Found via: BBYA 2010 Nominations
I had a bit of a hard time getting into this book, and a few pages in I realized exactly why: it's written in the third-person. I've been reading so much first-person stories lately, both in fiction and in memoirs, that trying to get into a third-person narrative threw me a bit!
Devon is a star soccer player and dedicated student with dreams of becoming everything her mother is not. Her mom is a bit flighty, very flirty, and had Devon when she was only 16.
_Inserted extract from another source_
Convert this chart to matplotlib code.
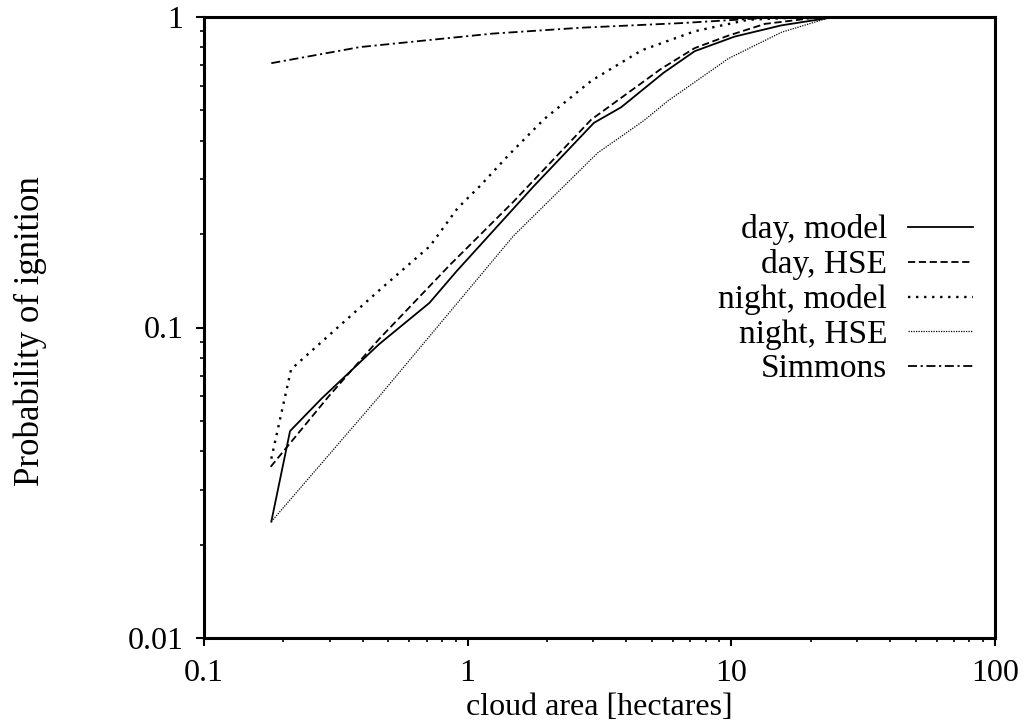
import matplotlib
matplotlib.use("Agg")
import matplotlib.pyplot as plt
from matplotlib.ticker import LogLocator, NullFormatter, FixedLocator, FixedFormatter

# ---- data ----
day_model_x = [0.18, 0.212, 0.279, 0.461, 0.716, 0.909, 1.78, 3.01, 3.82, 5.53, 7.26, 10.3, 15.5, 24.7, 30]
day_model_y = [0.0237, 0.0464, 0.059, 0.0883, 0.120, 0.152, 0.285, 0.456, 0.512, 0.661, 0.776, 0.865, 0.94, 1.0, 1.0]

day_hse_x = [0.179, 0.297, 0.461, 0.856, 1.49, 2.94, 5.43, 7.26, 9.7, 13.4, 22, 30]
day_hse_y = [0.0356, 0.060, 0.0917, 0.159, 0.254, 0.467, 0.682, 0.794, 0.87, 0.95, 1.0, 1.0]

night_model_x = [0.18, 0.214, 0.463, 0.72, 0.915, 1.12, 1.42, 1.95, 2.95, 4.57, 7.27, 11.6, 20, 30]
night_model_y = [0.0378, 0.0734, 0.132, 0.183, 0.242, 0.287, 0.357, 0.469, 0.624, 0.781, 0.90, 0.98, 1.0, 1.0]

night_hse_x = [0.18, 0.459, 1.49, 3.11, 4.66, 5.75, 9.75, 15.5, 24, 30]
night_hse_y = [0.0237, 0.0596, 0.197, 0.365, 0.464, 0.537, 0.735, 0.893, 1.0, 1.0]

simmons_x = [0.18, 0.39, 1.24, 2.72, 6.5, 15.5, 30]
simmons_y = [0.71, 0.80, 0.884, 0.924, 0.956, 1.0, 1.0]

labels = ["day, model", "day, HSE", "night, model", "night, HSE", "Simmons"]
x_ticks = [0.1, 1, 10, 100]
x_ticklabels = ["0.1", "1", "10", "100"]
y_ticks = [0.01, 0.1, 1]
y_ticklabels = ["0.01", "0.1", "1"]

plt.rcParams['font.family'] = ['Liberation Serif', 'DejaVu Serif']

fig = plt.figure(figsize=(10.34, 7.28), dpi=100)
ax = fig.add_axes([204/1034, 1 - 638/728, 791/1034, 621/728])

lw = 1.3
ax.plot(day_model_x, day_model_y, color='black', lw=lw, linestyle='-', label=labels[0])
ax.plot(day_hse_x, day_hse_y, color='black', lw=lw, linestyle=(0, (4, 2)), label=labels[1])
ax.plot(night_model_x, night_model_y, color='black', lw=lw + 0.4, linestyle=(0, (1.0, 2.4)), label=labels[2])
ax.plot(night_hse_x, night_hse_y, color='black', lw=0.9, linestyle=(0, (1, 1)), label=labels[3])
ax.plot(simmons_x, simmons_y, color='black', lw=lw, linestyle=(0, (5, 2, 1.2, 2)), label=labels[4])

ax.set_xscale('log')
ax.set_yscale('log')
ax.set_xlim(0.1, 100)
ax.set_ylim(0.01, 1)

ax.xaxis.set_major_locator(FixedLocator(x_ticks))
ax.xaxis.set_major_formatter(FixedFormatter(x_ticklabels))
ax.yaxis.set_major_locator(FixedLocator(y_ticks))
ax.yaxis.set_major_formatter(FixedFormatter(y_ticklabels))
ax.xaxis.set_minor_locator(LogLocator(base=10, subs=range(2, 10)))
ax.yaxis.set_minor_locator(LogLocator(base=10, subs=range(2, 10)))
ax.xaxis.set_minor_formatter(NullFormatter())
ax.yaxis.set_minor_formatter(NullFormatter())

ax.tick_params(which='major', direction='out', length=6, width=1.5, labelsize=23, pad=9,
               top=False, right=False)
ax.tick_params(which='minor', direction='out', length=3, width=1.2, top=False, right=False)

for s in ax.spines.values():
    s.set_linewidth(2.2)

ax.set_xlabel("cloud area [hectares]", fontsize=23)
ax.set_ylabel("Probability of ignition", fontsize=25)
ax.xaxis.set_label_coords(0.5, -0.088)
ax.yaxis.set_label_coords(-0.198, 0.494)

leg = ax.legend(loc='upper right', bbox_to_anchor=(0.972, 0.682), markerfirst=False,
                frameon=False, fontsize=24, handlelength=1.95, handletextpad=0.62,
                labelspacing=0.12, borderpad=0, borderaxespad=0)

fig.savefig("out.png", dpi=100)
But now Devon, 15, finds herself on charged with attempted murder - of her own baby. Devon never realized - or maybe never admitted? - that she was pregnant, and when faced with the birth wrapped the baby in a garbage back and threw it into a trashcan behind her apartment. She's placed in a juvenile detention facility, with strict instructions from her court-appointed lawyer to be cooperative, until the hearing which will decide whether Devon's case remains in the juvenile system - or if the attempted murder on her baby was a crime so heinous only the adult justice system, with its sentence of life in prison, can handle her.
This novel completed my week of depressing reads - I was so desperate for something happy that I picked up a picture book reviewed by Lynn and Cindy for Nonfiction Monday at the library Monday night! But I absolutely don't regret picking this one up - Efaw, who spent time observing girls in the real life version of the detention center the novel is set in, has created a dark and disturbing narrative, filled with intriguing characters. I loved Devon's lawyer, and while some of the girls in the detention center seemed a little cookie-cutter at first, most of them get fleshed out, at least a little, by the novel's end.